Building intelligence
To make engagement with digital natives intelligent, banks in today’s world are collecting and analyzing GPS, spatial and cyber logs on multiple tracks. They have also been seen to implement data lakes to manage the number crunching required to handle such huge and low latency data volumes. Customers need real time data and banks in sync with the requirement are leveraging Internet of Things (IoT) in ATMs, mobile banking and weblogs. A way ahead of all these steps to build intelligence, Machine Learning techniques are being implemented in the risk management and fraud arena for real time analysis and alert generation. A cohesive effort of these is only enhancing the customer experience quotient, a much needed factor in today’s competitive world.

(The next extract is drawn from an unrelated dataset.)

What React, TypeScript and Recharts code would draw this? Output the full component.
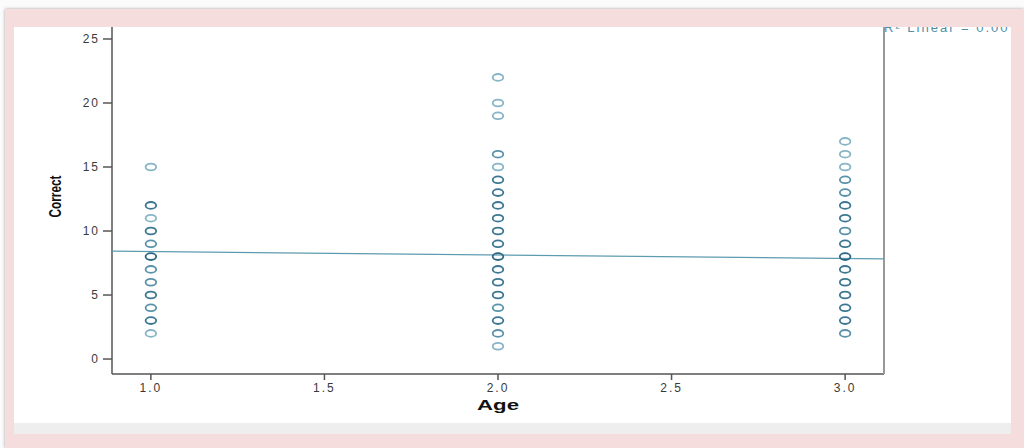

Managing large data volumes
The volume of data generated and collected in the banking sector is enormous. But in this age of big data, are those data being utilized or applied properly? With the wider use of unstructured data, the data at banks is growing significantly every year. Existing data solutions are not geared to cope up with this massive data growth. In such scenarios, banks are looking to implement data lakes embedded with intelligence to manage the enormous volume of text, voice and video. To ensure a definitive process and allow the industry to largely benefit from this huge data clutter, new transaction processing as well as analytics architecture is now embedded with data lineage, data governance, data intelligence and reconciliation capabilities in data preparation. This helps banks to address challenges created from multi-format, multi-source, multi-definition, low latency data requirements. Yes, banks need to build predictive capabilities to manage the large data volumes, and that is why banks are investing in data science to generate better returns, propel customer engagement and adhere to compliance guidelines. The industry is on a roll.
Managing cost
The consistent problem with banks is to manage costs effectively. Surviving competition and rendering optimum customer value at the same time is a key challenge that banks face. In such a scenario, to garner savings and optimize costs, banks are leveraging data lakes on commodity hardware/appliance with open-source software. They are also streamlining the decision on data management by helping existing data warehouse to offload storage and computation to cloud. In a separate attempt, within cloud, they are dividing the load between archival storage vs daily use data as well.
Building flexible and configurable technology
Flexible data integration and data preparation capabilities leveraging big data and data lakes are helping banks to create visible and intelligent transformation. This helps in creating the traceability needed for privacy regulations like CCPA and GDPR and BCBS 239 and can also help in replacing monolithic ETLs with data streaming and API integration capabilities to support Open APIs and marketplace. The regulatory hunger for data has grown 10X in the past 10 years or so and this is clearly likely to grow by another 10X in upcoming five years. Therefore, banks are building microservices-based risk, finance and regulatory infrastructure to address the upcoming changes. They are also embedding intelligence and flexibility into their data infrastructure to make the overall operational processes seamless and convenient for customers. At the end of the day, customer is the king.